On Thursday, the Michigan Supreme Court heard arguments in a case that will decide if all communities can restrict the use of medical marijuana. In 2008, Michigan voters approved the Michigan Medical Marijuana Act, but the city of Wyoming created a strict ordinance restricting the application of the law within its jurisdiction.
The ACLU of Michigan has challenged the ordinance.
While the city of Wyoming has packaged the restrictive ordinance as a zoning ordinance, the court asked Wyoming City Attorney Jack Sluiter, whether the results of the zoning ordinance was any different from that of a ban.
Sluiter told the media, “We are not trying to ban medical marijuana use by citizens, we are attempting to regulate the cultivation of the growing, distribution, of marijuana in the city of Wyoming.”
Presenting a new and innovative take on the issue, Sluiter portrayed a veritable slew of harms arising from the use of medical marijuana.

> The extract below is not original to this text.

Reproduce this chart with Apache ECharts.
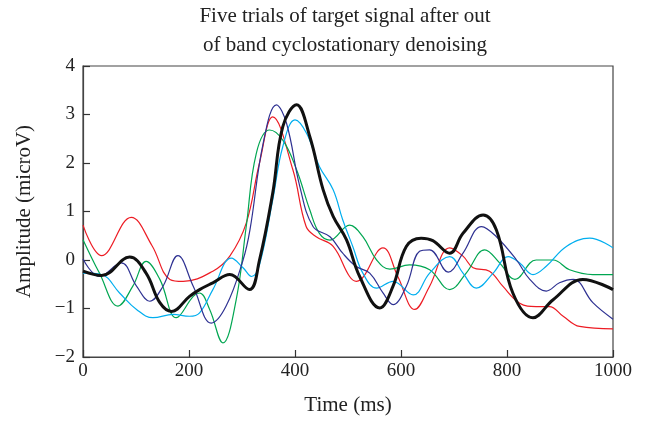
<!DOCTYPE html>
<html><head><meta charset="utf-8">
<script src="https://cdn.jsdelivr.net/npm/echarts@6/dist/echarts.min.js"></script>
<style>html,body{margin:0;padding:0;background:#fff}#c{width:648px;height:421px}</style>
</head><body><div id="c"></div>
<script>
const titleText = "Five trials of target signal after out\nof band cyclostationary denoising";
const xTicks = [0, 200, 400, 600, 800, 1000];
const yTicks = [-2, -1, 0, 1, 2, 3, 4];

const redT = [0, 35, 91, 130, 164, 189, 245, 277, 308, 333, 358, 396, 421, 440, 472, 503, 516, 566, 594, 626, 654, 692, 717, 736, 767, 792, 824, 855, 880, 906, 937, 1000];
const redV = [0.72, 0.09, 0.88, 0.3, -0.40, -0.44, -0.23, 0.08, 0.76, 2.0, 2.95, 1.86, 0.69, 0.48, 0.28, -0.34, -0.44, 0.25, -0.34, -1.02, -0.54, 0.25, 0.08, -0.16, -0.23, -0.54, -0.89, -0.96, -0.96, -1.16, -1.37, -1.42];

const blackT = [0, 35, 88, 119, 145, 167, 201, 220, 245, 277, 314, 333, 358, 377, 403, 428, 453, 472, 497, 522, 560, 585, 610, 638, 660, 692, 717, 755, 780, 811, 849, 887, 943, 1000];
const blackV = [-0.23, -0.32, 0.06, -0.27, -0.88, -1.06, -0.75, -0.61, -0.47, -0.30, -0.61, 0.0, 1.38, 2.75, 3.2, 2.54, 1.45, 0.90, 0.42, -0.34, -0.99, -0.54, 0.28, 0.45, 0.40, 0.14, 0.55, 0.93, 0.62, -0.68, -1.19, -0.82, -0.40, -0.61];

const navyT = [0, 31, 72, 101, 126, 151, 179, 208, 242, 270, 302, 315, 340, 365, 384, 409, 434, 466, 490, 515, 541, 566, 585, 610, 635, 654, 689, 717, 752, 780, 818, 843, 874, 899, 925, 962, 1000];
const navyV = [0.02, -0.34, -0.06, -0.54, -0.85, -0.54, 0.09, -0.54, -1.30, -0.95, 0.0, 0.62, 2.41, 3.2, 2.82, 1.52, 0.69, 0.48, 0.14, -0.13, -0.27, -0.68, -0.92, -0.54, 0.18, 0.21, -0.25, 0.14, 0.69, 0.48, 0.0, -0.40, -0.64, -0.47, -0.40, -0.88, -1.22];

const greenT = [0, 31, 66, 94, 119, 145, 176, 208, 220, 239, 264, 289, 308, 327, 352, 377, 403, 428, 446, 466, 503, 528, 554, 579, 616, 654, 692, 723, 758, 786, 815, 855, 887, 918, 962, 1000];
const greenV = [0.42, -0.27, -0.95, -0.54, -0.03, -0.40, -1.19, -0.75, -0.68, -1.02, -1.71, -0.82, 0.69, 2.2, 2.68, 2.47, 1.86, 1.03, 0.55, 0.41, 0.72, 0.48, 0.0, -0.19, -0.10, -0.20, -0.61, -0.27, 0.21, -0.06, -0.40, 0.0, 0.0, -0.20, -0.30, -0.30];

const cyanT = [0, 35, 69, 101, 132, 170, 201, 220, 245, 280, 302, 318, 333, 358, 377, 400, 422, 446, 472, 490, 509, 528, 554, 585, 623, 654, 692, 717, 742, 774, 802, 824, 849, 874, 912, 956, 1000];
const cyanV = [-0.27, -0.30, -0.68, -1.02, -1.19, -1.12, -1.16, -1.09, -0.61, 0.04, -0.16, -0.34, -0.10, 1.24, 2.34, 2.89, 2.61, 1.93, 1.45, 0.83, 0.28, -0.27, -0.58, -0.44, -0.72, -0.27, 0.07, -0.27, -0.58, -0.27, 0.07, -0.06, -0.30, -0.13, 0.28, 0.45, 0.25];

const zip = (t, v) => t.map((x, i) => [x, v[i]]);
const serif = "'Liberation Serif', 'DejaVu Serif', serif";
const minus = v => String(v).replace('-', '\u2212');

const mk = (name, t, v, color, w) => ({
  name, type: 'line', data: zip(t, v), smooth: 0.4, showSymbol: false,
  lineStyle: { color, width: w }, z: w > 2 ? 10 : 5
});

const tick = { show: true, inside: false, length: -7, lineStyle: { color: '#333', width: 1.2 } };

const chart = echarts.init(document.getElementById('c'), null, { renderer: 'canvas' });
chart.setOption({
  animation: false,
  backgroundColor: '#fff',
  title: {
    text: titleText, left: 340, top: -3, textAlign: 'center',
    textStyle: { fontFamily: serif, fontSize: 21, fontWeight: 'normal', color: '#222', lineHeight: 29 }
  },
  grid: { left: 83, right: 35, top: 66, bottom: 64, show: true, borderColor: '#444', borderWidth: 1.2 },
  xAxis: {
    type: 'value', min: 0, max: 1000, interval: 200,
    name: 'Time (ms)', nameLocation: 'middle', nameGap: 38,
    nameTextStyle: { fontFamily: serif, fontSize: 21, color: '#222' },
    axisLine: { show: true, onZero: false, lineStyle: { color: '#444', width: 1.2 } },
    axisTick: tick,
    axisLabel: { fontFamily: serif, fontSize: 19, color: '#222', margin: 5, formatter: v => xTicks.includes(v) ? minus(v) : '' },
    splitLine: { show: false }
  },
  yAxis: {
    type: 'value', min: -2, max: 4, interval: 1,
    name: 'Amplitude (microV)', nameLocation: 'middle', nameGap: 48, nameRotate: 90,
    nameTextStyle: { fontFamily: serif, fontSize: 21, color: '#222' },
    axisLine: { show: true, onZero: false, lineStyle: { color: '#444', width: 1.2 } },
    axisTick: tick,
    axisLabel: { fontFamily: serif, fontSize: 19, color: '#222', margin: 8, formatter: v => yTicks.includes(v) ? minus(v) : '' },
    splitLine: { show: false }
  },
  series: [
    mk('Trial 1', redT, redV, '#ed1c24', 1.2),
    mk('Trial 2', greenT, greenV, '#00a651', 1.2),
    mk('Trial 3', cyanT, cyanV, '#00aeef', 1.2),
    mk('Trial 4', navyT, navyV, '#2e3192', 1.2),
    mk('Trial 5', blackT, blackV, '#111111', 3)
  ]
});
</script></body></html>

The Wyoming city attorney emphasized, “we’ve had break-ins, home invasions, theft involving medical marijuana …”
Highlighting another serious consequence of medical marijuana Sluiter said, “We’ve had fires involving medical marijuana because people are using grow lights and other things that are catching electrical systems and properties.”
However, the ACLU Michigan attorney Daniel Korobkin said, “They’re trying to nullify the Medical Marijuana Act within their city, and if they succeed there will be lots of cities that will try to do that but that’s for the same reason the people of Michigan had to go to the polls.”
However, Korobkin admitted that the court was clear that state and local authorities and state authorities have the power to take measures for safeguarding risks to public.
What remains to be seen is whether the city of Wyoming is successful in establishing that use of medical marijuana constitutes a public risk and to which extent.